Breadfruit, the humble staple of Barbadian backyards, is being elevated as a national “superfood” through a major new agricultural initiative, Prime Minister Mia Mottley announced on Wednesday as she opened a national agricultural school.
The move seeks to transform what was traditionally considered a “poor man’s food” into a globally recognised export crop, while linking modern agricultural training with land access for young people.
The announcement came at the official opening of the $40m Hope Agricultural Training Institute in St Lucy, a facility designed to equip young Barbadians with practical, modern skills and access to technology to drive innovation and productivity in agriculture.
Prime Minister Mottley highlighted the importance of expanding breadfruit production, alongside other non-traditional ventures such as mushroom cultivation.

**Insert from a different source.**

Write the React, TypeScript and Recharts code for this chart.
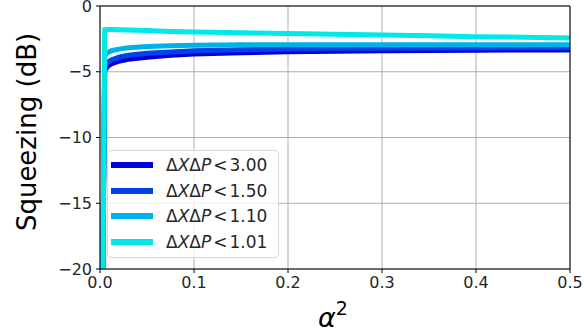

“Breadfruit that we take for granted is a superfood,” she said. “I’ve spoken to the Ministry of Agriculture last year, to start identifying and preparing land for over 100 acres of breadfruit production, and that we should seek to partner also with our brothers and sisters in Guyana and Suriname to significantly expand breadfruit production. We saw what persons did with breadfruit during COVID-19, and now those products are readily available on supermarket shelves. I want to equally make the point that things that we would not traditionally have done, are now being done in Barbados.”

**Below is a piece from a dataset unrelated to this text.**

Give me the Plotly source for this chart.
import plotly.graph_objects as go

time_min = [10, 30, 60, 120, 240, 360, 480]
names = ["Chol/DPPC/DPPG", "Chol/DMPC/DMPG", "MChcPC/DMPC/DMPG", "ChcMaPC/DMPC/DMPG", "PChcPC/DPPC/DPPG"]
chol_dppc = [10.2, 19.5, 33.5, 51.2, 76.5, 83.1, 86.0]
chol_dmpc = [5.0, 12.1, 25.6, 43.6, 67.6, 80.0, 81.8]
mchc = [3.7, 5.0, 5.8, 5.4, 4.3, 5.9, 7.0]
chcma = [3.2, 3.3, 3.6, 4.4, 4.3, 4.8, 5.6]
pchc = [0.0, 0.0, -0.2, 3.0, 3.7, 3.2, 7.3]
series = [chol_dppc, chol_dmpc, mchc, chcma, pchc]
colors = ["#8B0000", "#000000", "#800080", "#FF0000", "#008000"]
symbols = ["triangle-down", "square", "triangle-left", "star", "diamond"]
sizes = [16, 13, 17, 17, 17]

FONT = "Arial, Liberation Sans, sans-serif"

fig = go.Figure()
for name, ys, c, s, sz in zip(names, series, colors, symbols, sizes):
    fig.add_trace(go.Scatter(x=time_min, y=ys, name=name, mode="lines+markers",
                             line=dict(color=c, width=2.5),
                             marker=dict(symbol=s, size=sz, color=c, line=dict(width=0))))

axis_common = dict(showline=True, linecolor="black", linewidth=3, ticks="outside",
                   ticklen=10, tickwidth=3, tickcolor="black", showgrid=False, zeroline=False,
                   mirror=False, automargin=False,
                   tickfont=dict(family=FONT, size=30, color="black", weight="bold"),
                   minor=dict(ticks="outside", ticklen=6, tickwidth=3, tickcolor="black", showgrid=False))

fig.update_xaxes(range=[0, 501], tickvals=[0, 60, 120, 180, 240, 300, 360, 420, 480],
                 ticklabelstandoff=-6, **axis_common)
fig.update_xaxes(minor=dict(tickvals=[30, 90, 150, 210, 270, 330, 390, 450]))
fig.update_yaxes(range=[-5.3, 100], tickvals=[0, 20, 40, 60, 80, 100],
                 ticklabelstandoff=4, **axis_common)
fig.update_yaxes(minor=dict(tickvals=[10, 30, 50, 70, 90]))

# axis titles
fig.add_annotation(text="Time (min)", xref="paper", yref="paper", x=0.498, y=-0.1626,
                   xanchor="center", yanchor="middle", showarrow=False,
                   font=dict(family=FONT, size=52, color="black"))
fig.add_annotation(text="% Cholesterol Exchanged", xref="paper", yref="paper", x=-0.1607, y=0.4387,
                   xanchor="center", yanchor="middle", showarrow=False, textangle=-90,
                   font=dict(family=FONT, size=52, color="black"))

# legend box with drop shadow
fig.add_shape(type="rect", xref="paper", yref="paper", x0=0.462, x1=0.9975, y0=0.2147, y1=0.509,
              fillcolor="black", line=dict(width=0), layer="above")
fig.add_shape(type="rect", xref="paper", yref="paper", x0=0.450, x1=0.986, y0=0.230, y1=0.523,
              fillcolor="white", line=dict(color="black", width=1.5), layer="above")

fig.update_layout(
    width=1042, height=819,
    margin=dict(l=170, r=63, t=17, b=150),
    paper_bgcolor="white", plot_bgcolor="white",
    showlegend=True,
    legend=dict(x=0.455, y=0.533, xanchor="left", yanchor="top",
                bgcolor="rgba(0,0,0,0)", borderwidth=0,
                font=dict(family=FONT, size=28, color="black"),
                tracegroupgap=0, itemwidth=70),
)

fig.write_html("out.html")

Barbados is already emerging as a growing exporter of breadfruit, meeting strong demand in the UK, US and Canada, often supplying thousands of kilograms weekly. The government hopes that the combination of training, land access, and innovation will further boost the country’s agricultural exports while supporting local food security.

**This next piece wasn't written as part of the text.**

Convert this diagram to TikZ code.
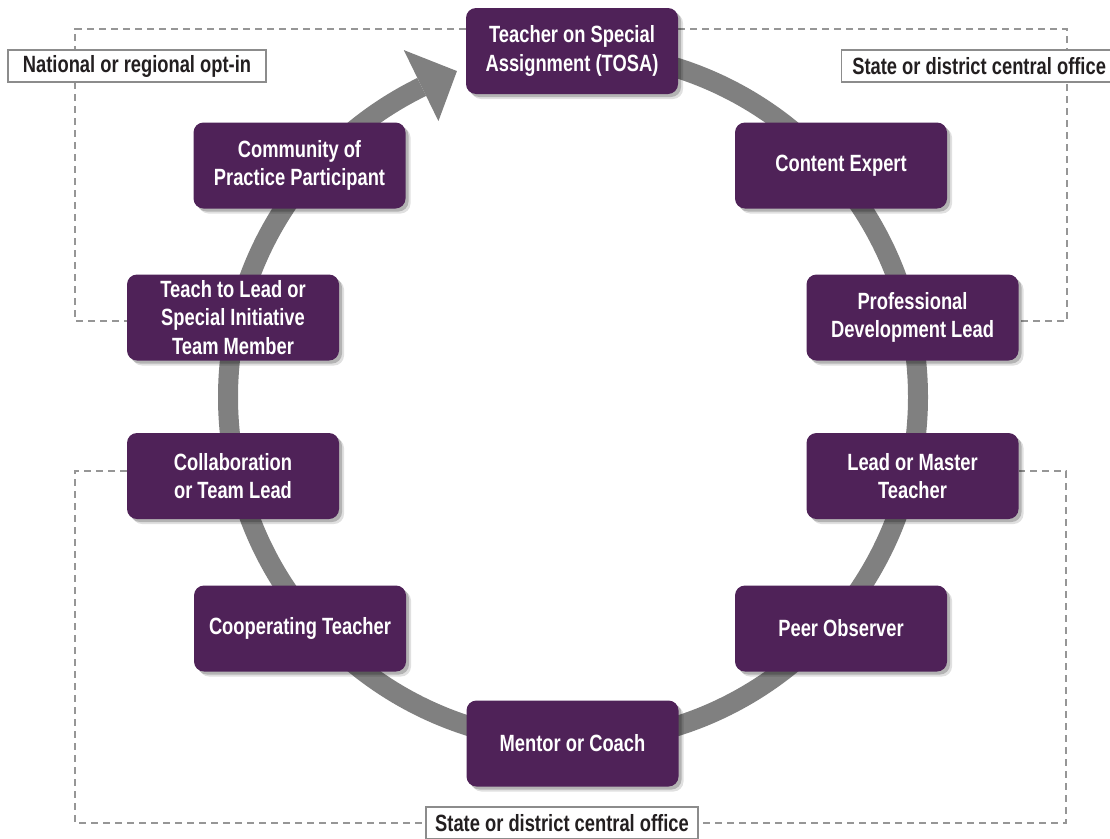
\documentclass[tikz,border=0pt]{standalone}
\usepackage{fontspec}
\setmainfont{Liberation Sans}[FakeStretch=0.78]
\usetikzlibrary{shadows,calc}
\definecolor{purp}{RGB}{79,34,88}
\definecolor{ringgray}{RGB}{128,128,128}
\definecolor{dashgray}{RGB}{150,150,150}
\definecolor{boxgray}{RGB}{140,140,140}
\definecolor{txt}{RGB}{35,31,32}
\pgfdeclarelayer{bg}
\pgfsetlayers{bg,main}
\begin{document}
\begin{tikzpicture}[x=1pt,y=-1pt,
  role/.style={fill=purp, text=white, rounded corners=10pt, minimum width=212pt,
    minimum height=86pt, align=center, inner sep=0pt,
    font=\fontsize{23.5}{28.5}\selectfont\bfseries,
    drop shadow={shadow xshift=5pt, shadow yshift=-5pt, opacity=0.12, fill=black},
    drop shadow={shadow xshift=3pt, shadow yshift=-3pt, opacity=0.2, fill=black}},
  tag/.style={draw=boxgray, line width=1.3pt, fill=white, text=txt, minimum height=32pt,
    inner xsep=6pt, inner ysep=0pt, font=\fontsize{23.5}{28}\selectfont\bfseries},
  dashline/.style={draw=dashgray, line width=1.5pt, dash pattern=on 7pt off 5pt},
  ring/.style={draw=ringgray, line width=20pt}]
\useasboundingbox (0,0) rectangle (1110,838);
\clip (0,0) rectangle (1110,838);
\begin{pgfonlayer}{bg}
\fill[white] (0,0) rectangle (1110,838);
\end{pgfonlayer}

% role nodes
\node[role] (tosa) at (572,51) {Teacher on Special\\Assignment (TOSA)};
\node[role] (content) at (841,165.5) {Content Expert};
\node[role] (pdl) at (912.5,317.5) {Professional\\Development Lead};
\node[role] (lmt) at (912.5,476) {Lead or Master\\Teacher};
\node[role] (peer) at (841,628.5) {Peer Observer};
\node[role] (mentor) at (572.5,743.5) {Mentor or Coach};
\node[role] (coop) at (300,628.5) {Cooperating Teacher};
\node[role] (collab) at (233,476) {Collaboration\\or Team Lead};
\node[role] (teach) at (233,317.5) {Teach to Lead or\\Special Initiative\\Team Member};
\node[role] (cop) at (299.5,165.5) {Community of\\Practice Participant};

\coordinate (C) at (573,397);
\coordinate (tl) at (75,29);
\coordinate (tlb) at (75,321);
\coordinate (tr) at (1067,29);
\coordinate (trb) at (1067,321);
\coordinate (bl) at (75,471);
\coordinate (blb) at (75,823);
\coordinate (brb) at (1066,823);
\coordinate (br) at (1066,471);

\begin{pgfonlayer}{bg}
% cycle ring with arrow
\draw[ring] (C) ++(-90:345) arc[start angle=-90, end angle=244, radius=345];
\fill[ringgray, shift={(C)}] (244:307) -- (250.4:346) -- (244:386) -- cycle;
% dashed brackets
\draw[dashline] (tosa.west |- tl) -- (tl) -- (tlb) -- (teach.west |- tlb);
\draw[dashline] (tosa.east |- tr) -- (tr) -- (trb) -- (pdl.east |- trb);
\draw[dashline] (collab.west |- bl) -- (bl) -- (blb) -- (brb) -- (br) -- (lmt.east |- br);
\end{pgfonlayer}

% labels
\node[tag, minimum width=258pt] (natl) at (137,66) {National or regional opt-in};
\node[tag, minimum width=275pt, anchor=west] (stateT) at (841,66) {State or district central office};
\node[tag, minimum width=272pt] (stateB) at (562,823) {State or district central office};
\end{tikzpicture}
\end{document}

Mottley also used the occasion to raise concerns over the national diet and its impact on public health.
She said: “We have a diabetes epidemic in this country, and if we do not change how we eat, we will continue to pay the price in increased costs; whether it is in amputations, which are way, way, way too high still, whether it is in kidney disease, which has exploded over the last few decades, whether it is in blindness, which most people do not associate with diabetes, but it’s very much a reality and a consequence of it. Or, whether it is in predisposition to other chronic NCDs that literally can affect our quality of life.”